Si lo que preocupa es la estabilidad, en un entorno fragmentado lo que muestra la evidencia es que un Gobierno de coalición minoritaria suele durar menos, unos 500 días, que un gobierno en minoría (en torno a 600 días de promedio). Si lo que preocupa es la gestión económica, sabemos que las coaliciones tienden a aumentar el gasto público (aunque puede modularse según el acuerdo) pero en el resto de aspectos gestionan de forma parecida a otras fórmulas. Eso sí, académicos como Falcó y Jurado apuntan que en materia de presupuestos tanto el tipo de gobierno como la fuerza de la oposición, cuyo concurso hace falta para tramitarlos, son claves. Cuando la oposición está principalmente concentrada en un partido y se enfrenta a un Gobierno de coalición minoritaria, tiende a emplear los presupuestos como un instrumento para desgastar al Ejecutivo. El resultado es un mayor descuadre en las cuentas y más déficit público.

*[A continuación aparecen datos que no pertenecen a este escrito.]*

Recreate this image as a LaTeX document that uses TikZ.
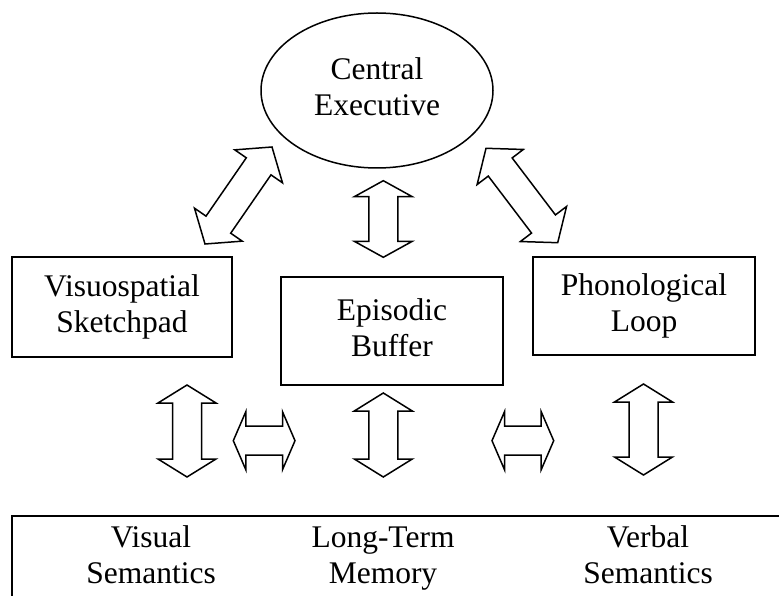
\documentclass[tikz,border=0pt]{standalone}
\usepackage{fontspec}
\setmainfont{Liberation Serif}
\usetikzlibrary{calc,shapes.geometric}
\tikzset{
  txt/.style={font=\fontsize{31.5}{36}\selectfont},
  box/.style={draw, line width=1.5pt, inner sep=0pt, align=center, txt},
  lbl/.style={inner sep=0pt, align=center, txt},
  blk/.style={draw, line width=1.5pt, line join=miter}
}
\newcommand\dblarrow[5]{%
  \draw[blk] (#1) -- ($(#1)!#5!(#2)!#4!90:(#2)$) -- ($(#1)!#5!(#2)!#3!90:(#2)$)
    -- ($(#2)!#5!(#1)!#3!-90:(#1)$) -- ($(#2)!#5!(#1)!#4!-90:(#1)$) -- (#2)
    -- ($(#2)!#5!(#1)!#4!90:(#1)$) -- ($(#2)!#5!(#1)!#3!90:(#1)$)
    -- ($(#1)!#5!(#2)!#3!-90:(#2)$) -- ($(#1)!#5!(#2)!#4!-90:(#2)$) -- cycle;}
\begin{document}
\begin{tikzpicture}[x=1pt,y=-1pt]
\useasboundingbox (0,0) rectangle (779,596);
% nodes
\node[box, ellipse, minimum width=232pt, minimum height=155pt] (ce) at (377,90.5) {Central\strut\\Executive\strut};
\node[box, minimum width=220pt, minimum height=100pt] (vs) at (122,307) {Visuospatial\strut\\Sketchpad\strut};
\node[box, minimum width=222pt, minimum height=108pt] (eb) at (392,331) {Episodic\strut\\Buffer\strut};
\node[box, minimum width=222pt, minimum height=98pt] (pl) at (644,306) {Phonological\strut\\Loop\strut};
% long-term memory strip
\draw[line width=1.5pt] (12,596) -- (12,516) -- (779,516);
\node[lbl] (vis) at (151,558) {Visual\strut\\Semantics\strut};
\node[lbl] (ltm) at (383,558) {Long-Term\strut\\Memory\strut};
\node[lbl] (ver) at (648,558) {Verbal\strut\\Semantics\strut};
% arrow end points
\coordinate (d1a) at (205,244); \coordinate (d1b) at (272,147);
\coordinate (d2a) at (557.7,242.7); \coordinate (d2b) at (486,148.3);
\coordinate (c1a) at (383.3,257.3); \coordinate (c1b) at (383.3,180.7);
\coordinate (v1a) at (187,477); \coordinate (v1b) at (187,385);
\coordinate (v2a) at (383.3,477); \coordinate (v2b) at (383.3,393);
\coordinate (v3a) at (643.5,475); \coordinate (v3b) at (643.5,384);
\coordinate (h1a) at (233.3,440.7); \coordinate (h1b) at (295,440.7);
\coordinate (h2a) at (492,440.7); \coordinate (h2b) at (553.7,440.7);
% block arrows
\dblarrow{d1a}{d1b}{15pt}{29pt}{23.5pt}
\dblarrow{d2a}{d2b}{15pt}{29pt}{23.5pt}
\dblarrow{c1a}{c1b}{14.5pt}{29pt}{16pt}
\dblarrow{v1a}{v1b}{14.5pt}{29pt}{18pt}
\dblarrow{v2a}{v2b}{14.5pt}{29pt}{18pt}
\dblarrow{v3a}{v3b}{14.5pt}{29pt}{18pt}
\dblarrow{h1a}{h1b}{14.5pt}{29pt}{12.5pt}
\dblarrow{h2a}{h2b}{14.5pt}{29pt}{12.5pt}
\end{tikzpicture}
\end{document}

Si Pedro Sánchez no logra formar Gobierno antes de mayo y se repiten las elecciones, poco cambiará en este dilema para quien lo intente después. No parece apuntarse un rápido regreso del bipartidismo e incluso, a tenor de las encuestas, tampoco un claro desempate entre los bloques a izquierda y derecha. Hemos de asumir que en el medio plazo habrá Gobiernos más débiles y una aritmética parlamentaria que restringirá los temas que pueden ser abordados en solitario. Ahora bien, esta fragmentación puede tener una doble virtud: permitir reformas más consensuadas y, al participar en ellas más actores, también más estables en el tiempo. Esperemos que haya suficiente amplitud de miras para entender que, con elecciones o sin ellas, solo reforzando nuestras instituciones podremos acomodarnos a este nuevo tiempo. Un refuerzo que empieza por el papel y los recursos del propio Congreso de los Diputados que, a partir de ahora, será el corazón de la vida política en España.
Pablo Simón es profesor de Ciencia Política en la Universidad Carlos III.